What you are asked to do: From the records below, copy out exactly the lines from the one containing "What TikZ code" to the one containing "(goal) at (565.5,80.5)", both included. Add nothing else.

Records supplied:

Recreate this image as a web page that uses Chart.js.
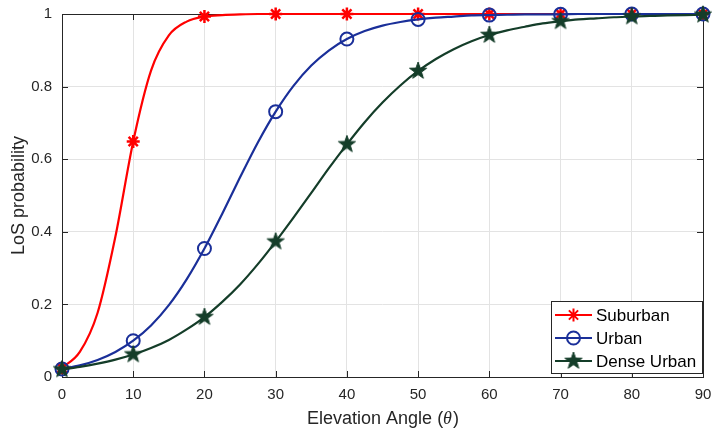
---
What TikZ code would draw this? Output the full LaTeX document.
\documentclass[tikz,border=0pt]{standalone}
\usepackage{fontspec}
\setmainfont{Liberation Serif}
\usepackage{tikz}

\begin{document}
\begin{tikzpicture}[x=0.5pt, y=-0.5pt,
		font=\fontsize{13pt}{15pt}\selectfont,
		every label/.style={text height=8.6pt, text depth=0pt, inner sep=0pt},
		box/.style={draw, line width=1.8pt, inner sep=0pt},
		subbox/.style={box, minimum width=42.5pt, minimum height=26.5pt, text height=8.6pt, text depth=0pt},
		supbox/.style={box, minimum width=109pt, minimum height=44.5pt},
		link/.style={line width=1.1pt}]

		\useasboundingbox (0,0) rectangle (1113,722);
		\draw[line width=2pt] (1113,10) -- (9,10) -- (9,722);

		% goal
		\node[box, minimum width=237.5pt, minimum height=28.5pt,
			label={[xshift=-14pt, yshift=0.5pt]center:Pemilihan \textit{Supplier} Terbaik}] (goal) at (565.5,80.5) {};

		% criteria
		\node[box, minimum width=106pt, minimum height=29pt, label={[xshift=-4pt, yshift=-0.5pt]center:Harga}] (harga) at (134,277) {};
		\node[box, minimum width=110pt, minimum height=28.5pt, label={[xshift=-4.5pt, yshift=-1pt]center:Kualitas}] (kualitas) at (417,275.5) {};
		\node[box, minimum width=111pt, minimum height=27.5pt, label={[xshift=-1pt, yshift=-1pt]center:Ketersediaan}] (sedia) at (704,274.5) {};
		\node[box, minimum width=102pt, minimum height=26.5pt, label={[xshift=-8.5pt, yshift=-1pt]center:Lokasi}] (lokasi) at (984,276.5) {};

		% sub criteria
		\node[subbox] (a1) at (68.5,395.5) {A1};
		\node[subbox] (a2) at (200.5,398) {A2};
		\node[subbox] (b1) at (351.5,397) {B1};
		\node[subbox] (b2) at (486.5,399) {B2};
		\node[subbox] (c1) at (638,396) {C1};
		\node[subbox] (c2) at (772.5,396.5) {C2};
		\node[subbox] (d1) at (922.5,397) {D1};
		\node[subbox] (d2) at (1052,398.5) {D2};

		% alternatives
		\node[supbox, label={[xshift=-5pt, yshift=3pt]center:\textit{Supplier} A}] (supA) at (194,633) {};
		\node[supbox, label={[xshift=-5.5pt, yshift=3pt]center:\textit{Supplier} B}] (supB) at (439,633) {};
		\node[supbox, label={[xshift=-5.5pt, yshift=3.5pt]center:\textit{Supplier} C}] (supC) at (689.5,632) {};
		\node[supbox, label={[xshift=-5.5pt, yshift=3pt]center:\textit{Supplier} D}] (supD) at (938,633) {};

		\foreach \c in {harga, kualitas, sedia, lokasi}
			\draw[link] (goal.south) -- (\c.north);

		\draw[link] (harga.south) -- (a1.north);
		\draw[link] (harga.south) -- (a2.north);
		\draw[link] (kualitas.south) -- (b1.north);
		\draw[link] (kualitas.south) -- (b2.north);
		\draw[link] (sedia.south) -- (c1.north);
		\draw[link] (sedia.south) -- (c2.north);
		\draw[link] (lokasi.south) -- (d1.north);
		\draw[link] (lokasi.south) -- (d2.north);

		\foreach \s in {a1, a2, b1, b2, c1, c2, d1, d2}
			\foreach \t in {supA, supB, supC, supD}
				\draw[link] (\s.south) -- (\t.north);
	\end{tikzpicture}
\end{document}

The result:
What TikZ code would draw this? Output the full LaTeX document.
\documentclass[tikz,border=0pt]{standalone}
\usepackage{fontspec}
\setmainfont{Liberation Serif}
\usepackage{tikz}

\begin{document}
\begin{tikzpicture}[x=0.5pt, y=-0.5pt,
		font=\fontsize{13pt}{15pt}\selectfont,
		every label/.style={text height=8.6pt, text depth=0pt, inner sep=0pt},
		box/.style={draw, line width=1.8pt, inner sep=0pt},
		subbox/.style={box, minimum width=42.5pt, minimum height=26.5pt, text height=8.6pt, text depth=0pt},
		supbox/.style={box, minimum width=109pt, minimum height=44.5pt},
		link/.style={line width=1.1pt}]

		\useasboundingbox (0,0) rectangle (1113,722);
		\draw[line width=2pt] (1113,10) -- (9,10) -- (9,722);

		% goal
		\node[box, minimum width=237.5pt, minimum height=28.5pt,
			label={[xshift=-14pt, yshift=0.5pt]center:Pemilihan \textit{Supplier} Terbaik}] (goal) at (565.5,80.5) {};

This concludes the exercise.